In a rush, we pivoted to using Grafana because there was already a setup hosted.

It worked—ish, but it’s not designed for this, especially combined with our data structure, which was a manual NoSQL in normal SQL. Every graph needed to be written by hand, and it felt very much like fighting the system rather than working with it. Combined with the limited access permissions granted, it wasn't used by many people.

It being used is the number one indicator of its usefulness!

We need to find a tool specifically designed for visualization and querying datasets (maybe Apache Superset?).

Time-based data just makes noise

Our system sent updates every N days with basically the same data every time. This made writing queries way messier than it should have been. It never added any value; I would always be interested in what the current stats are. As described in the Wayland usage graphs above, if I'm making a Wayland decision, it doesn't matter what most people are using; it matters what people on the latest release are using. We always ended up having to add filters to focus on just the latest version.

The upgrade story needs planning in advance

The amount of data we collected was tiny—some GPU information, screen information, language, and a few other fragments. The plan was to slowly add more and more stats over time, but we hit a wall. Our UX involved the user selecting to enable metrics and it being a fire-and-forget operation.

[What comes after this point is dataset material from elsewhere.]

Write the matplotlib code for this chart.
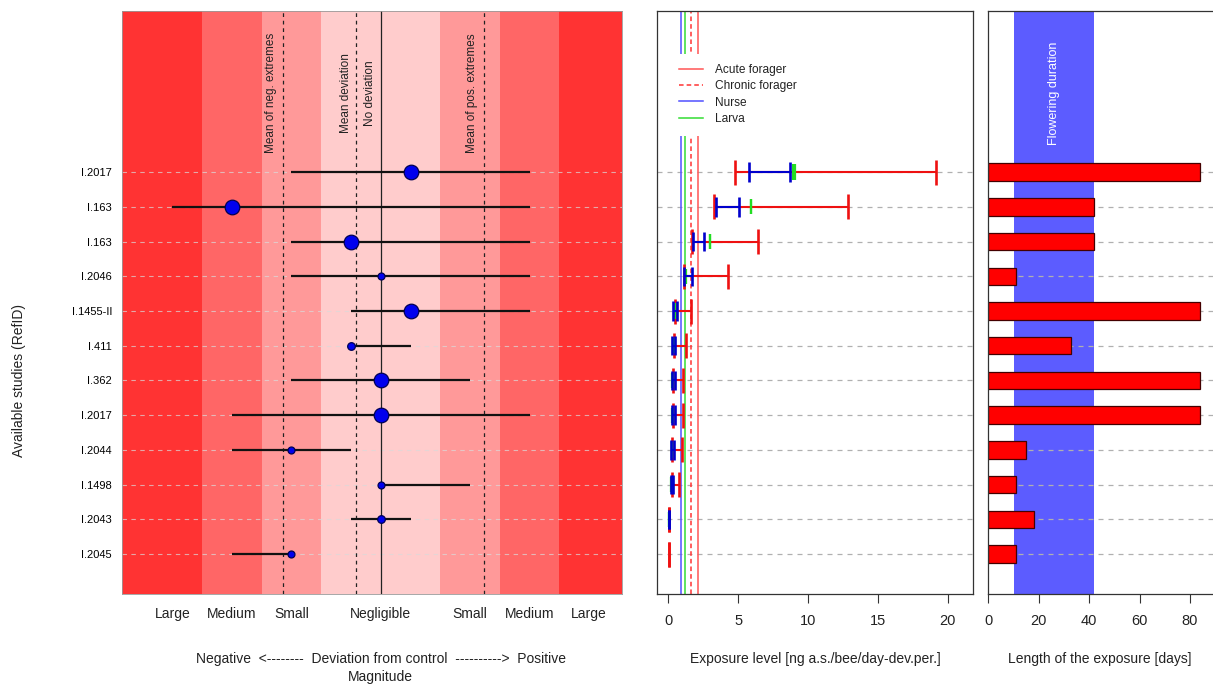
import matplotlib
matplotlib.use('Agg')
import matplotlib.pyplot as plt
import matplotlib.transforms as mtransforms

plt.rcParams['font.family'] = ['Liberation Sans', 'DejaVu Sans']
plt.rcParams['text.color'] = '#222222'
plt.rcParams['xtick.color'] = '#333333'
plt.rcParams['xtick.labelcolor'] = '#222222'

nan = float('nan')

# studies, top to bottom
studies = ['I.2017', 'I.163', 'I.163', 'I.2046', 'I.1455-II', 'I.411',
           'I.362', 'I.2017', 'I.2044', 'I.1498', 'I.2043', 'I.2045']

# deviation from control (magnitude class units, 0 = no deviation)
dev_point = [0.5, -2.5, -0.5, 0, 0.5, -0.5, 0, 0, -1.5, 0, 0, -1.5]
dev_low = [-1.5, -3.5, -1.5, -1.5, -0.5, -0.5, -1.5, -2.5, -2.5, 0, -0.5, -2.5]
dev_high = [2.5, 2.5, 2.5, 2.5, 2.5, 0.5, 1.5, 2.5, -0.5, 1.5, 0.5, -1.5]
dev_weight = [10.5, 10.5, 10.5, 5, 10.5, 5.5, 10.5, 10.5, 5, 5, 5.5, 5]

band_edges = [-4.35, -3, -2, -1, 1, 2, 3, 4.05]
band_colors = ['#FF3333', '#FF6666', '#FF9999', '#FFCCCC', '#FF9999', '#FF6666', '#FF3333']
mag_ticks = [-3.5, -2.5, -1.5, 0, 1.5, 2.5, 3.5]
mag_labels = ['Large', 'Medium', 'Small', 'Negligible', 'Small', 'Medium', 'Large']

ref_lines = [-1.65, -0.41, 0, 1.74]
ref_labels = ['Mean of neg. extremes', 'Mean deviation', 'No deviation', 'Mean of pos. extremes']
ref_styles = ['--', '--', '-', '--']

# exposure level ranges [ng a.s./bee/day-dev.per.]
acute_low = [4.8, 3.25, 1.7, 1.1, 0.45, 0.4, 0.35, 0.35, 0.3, 0.3, 0.02, 0.02]
acute_high = [19.15, 12.85, 6.45, 4.3, 1.6, 1.3, 1.05, 1.05, 0.95, 0.75, 0.05, 0.03]
nurse_low = [5.8, 3.4, 1.75, 1.15, 0.35, 0.3, 0.25, 0.25, 0.22, 0.18, 0.02, nan]
nurse_high = [8.7, 5.05, 2.55, 1.72, 0.6, 0.5, 0.45, 0.45, 0.4, 0.35, 0.04, nan]
larva_low = [8.9, 5.95, 3.0, 1.2, 0.45, 0.35, 0.3, 0.3, 0.25, 0.2, 0.02, nan]
larva_high = [9.05, 5.95, 3.0, 1.25, 0.5, 0.4, 0.35, 0.35, 0.3, 0.25, 0.03, nan]

thresholds = [2.15, 1.63, 0.93, 1.22]
threshold_names = ['Acute forager', 'Chronic forager', 'Nurse', 'Larva']

# exposure length [days]
exposure_days = [84, 42, 42, 11, 84, 33, 84, 84, 15, 11, 18, 11]
flowering = (10, 42)

n = len(studies)
ypos = list(range(n, 0, -1))

W, H = 1213, 686
fig = plt.figure(figsize=(W / 100, H / 100), dpi=100)


def rect(x0, x1, top=11, bottom=594):
    return [x0 / W, 1 - bottom / H, (x1 - x0) / W, (bottom - top) / H]


ylim = (-0.15, 16.64)
grid_kw = dict(color='#B0B0B0', linestyle=(0, (4, 4)), linewidth=0.9)

# ---------------- left panel: deviation from control
ax1 = fig.add_axes(rect(121.7, 622))
for i in range(len(band_colors)):
    ax1.axvspan(band_edges[i], band_edges[i + 1], color=band_colors[i], lw=0, zorder=0)
for y in ypos:
    ax1.axhline(y, color='#DADADA', alpha=0.7, linestyle=(0, (4, 4)), linewidth=0.8, zorder=1)
for x, s in zip(ref_lines, ref_styles):
    ax1.axvline(x, color='#222222', linestyle=s, linewidth=0.9, dashes=(3, 3) if s == '--' else (None, None), zorder=2)
ax1.hlines(ypos, dev_low, dev_high, color='#111111', linewidth=1.6, zorder=3)
for y, x, w in zip(ypos, dev_point, dev_weight):
    ax1.plot(x, y, 'o', ms=w, mfc='#0000EE', mec='#000055', mew=0.9, zorder=4)
label_x = [-1.84, -0.59, -0.175, 1.525]
for x, t in zip(label_x, ref_labels):
    ax1.text(x, 14.27, t, rotation=90, ha='center', va='center', fontsize=8.5, zorder=5)
ax1.set_xlim(band_edges[0], band_edges[-1])
ax1.set_ylim(*ylim)
ax1.set_xticks(mag_ticks)
ax1.set_xticklabels(mag_labels, fontsize=10, va='baseline')
ax1.set_yticks(ypos)
ax1.set_yticklabels(studies, fontsize=8)
ax1.tick_params(axis='x', length=0, pad=17)
ax1.tick_params(axis='y', length=0, pad=7)
for sp in ax1.spines.values():
    sp.set_color('#999999')
    sp.set_linewidth(0.6)
trans = mtransforms.blended_transform_factory(ax1.transData, fig.transFigure)
ax1.text(0, 1 - 659 / H, 'Negative  <--------  Deviation from control  ---------->  Positive',
         transform=trans, ha='center', va='center', fontsize=10)
ax1.text(0, 1 - 677 / H, 'Magnitude', transform=trans, ha='center', va='center', fontsize=10)
fig.text(19 / W, 1 - 380 / H, 'Available studies (RefID)', rotation=90,
         ha='center', va='center', fontsize=10)

# ---------------- middle panel: exposure level
ax2 = fig.add_axes(rect(656.7, 973.3))
for y in ypos:
    ax2.axhline(y, zorder=0, **grid_kw)
th_colors = ['#FF5555', '#FF3333', '#5050FF', '#33DD33']
th_styles = ['-', '--', '-', '-']
for x, c, s, name in zip(thresholds, th_colors, th_styles, threshold_names):
    ax2.axvline(x, color=c, linestyle=s, linewidth=1.1, label=name,
                dashes=(3, 2) if s == '--' else (None, None), zorder=1)


def range_bars(ax, lo, hi, color, cap, lw, z):
    ax.hlines(ypos, lo, hi, color=color, linewidth=lw, zorder=z)
    ax.vlines(lo, [y - cap for y in ypos], [y + cap for y in ypos], color=color, linewidth=lw + 0.4, zorder=z)
    ax.vlines(hi, [y - cap for y in ypos], [y + cap for y in ypos], color=color, linewidth=lw + 0.4, zorder=z)


range_bars(ax2, acute_low, acute_high, '#EE1111', 0.36, 1.5, 3)
range_bars(ax2, larva_low, larva_high, '#22DD22', 0.22, 1.2, 4)
range_bars(ax2, nurse_low, nurse_high, '#0000CC', 0.28, 1.5, 5)
leg = ax2.legend(loc='upper left', bbox_to_anchor=(0.037, 0.927), borderaxespad=0,
                 fontsize=8.6, frameon=True, facecolor='white', edgecolor='none', framealpha=1,
                 borderpad=0.9, handlelength=2.0, handletextpad=1.0, labelspacing=0.35)
leg.set_zorder(6)
for t in leg.get_texts():
    t.set_color('#222222')
ax2.set_xlim(-0.83, 21.83)
ax2.set_ylim(*ylim)
ax2.set_xticks([0, 5, 10, 15, 20])
ax2.tick_params(axis='x', length=6.5, pad=8, labelsize=10.5, width=0.8)
ax2.set_yticks([])
for sp in ax2.spines.values():
    sp.set_color('#333333')
    sp.set_linewidth(0.9)
fig.text((656.7 + 973.3) / 2 / W, 1 - 659 / H, 'Exposure level [ng a.s./bee/day-dev.per.]',
         ha='center', va='center', fontsize=10)

# ---------------- right panel: length of exposure
ax3 = fig.add_axes(rect(988.3, 988.3 + 92 * 2.52))
ax3.axvspan(flowering[0], flowering[1], color='#5C5CFF', lw=0, zorder=0)
for y in ypos:
    ax3.axhline(y, zorder=1, **grid_kw)
ax3.barh(ypos, exposure_days, height=0.5, color='#FF0000', edgecolor='#440000', linewidth=0.9, zorder=2)
ax3.text(sum(flowering) / 2, 14.27, 'Flowering duration', rotation=90, ha='center', va='center',
         color='white', fontsize=9)
ax3.set_xlim(0, 92)
ax3.set_ylim(*ylim)
ax3.set_xticks([0, 20, 40, 60, 80])
ax3.tick_params(axis='x', length=6.5, pad=8, labelsize=10.5, width=0.8)
ax3.set_yticks([])
for sp in ax3.spines.values():
    sp.set_color('#333333')
    sp.set_linewidth(0.9)
fig.text(1100 / W, 1 - 659 / H, 'Length of the exposure [days]', ha='center', va='center', fontsize=10)

fig.savefig('out.png', dpi=100)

What do we do when we want to add more data? For example, whether you use an analog or digital clock. We would need to prompt the user and reset their settings in the meantime, which is at odds with it being a setting. The whole thing became such an ordeal that made it not worthwhile.

Wrap up

The project didn't fail, when we had data and it was used it worked, but overall our implementation falls short. I would like to open a discussion at Akademy on how we move forward with our current system potentially starting from scratch treating it more like a survey that we prompt to auto populate and submit each year.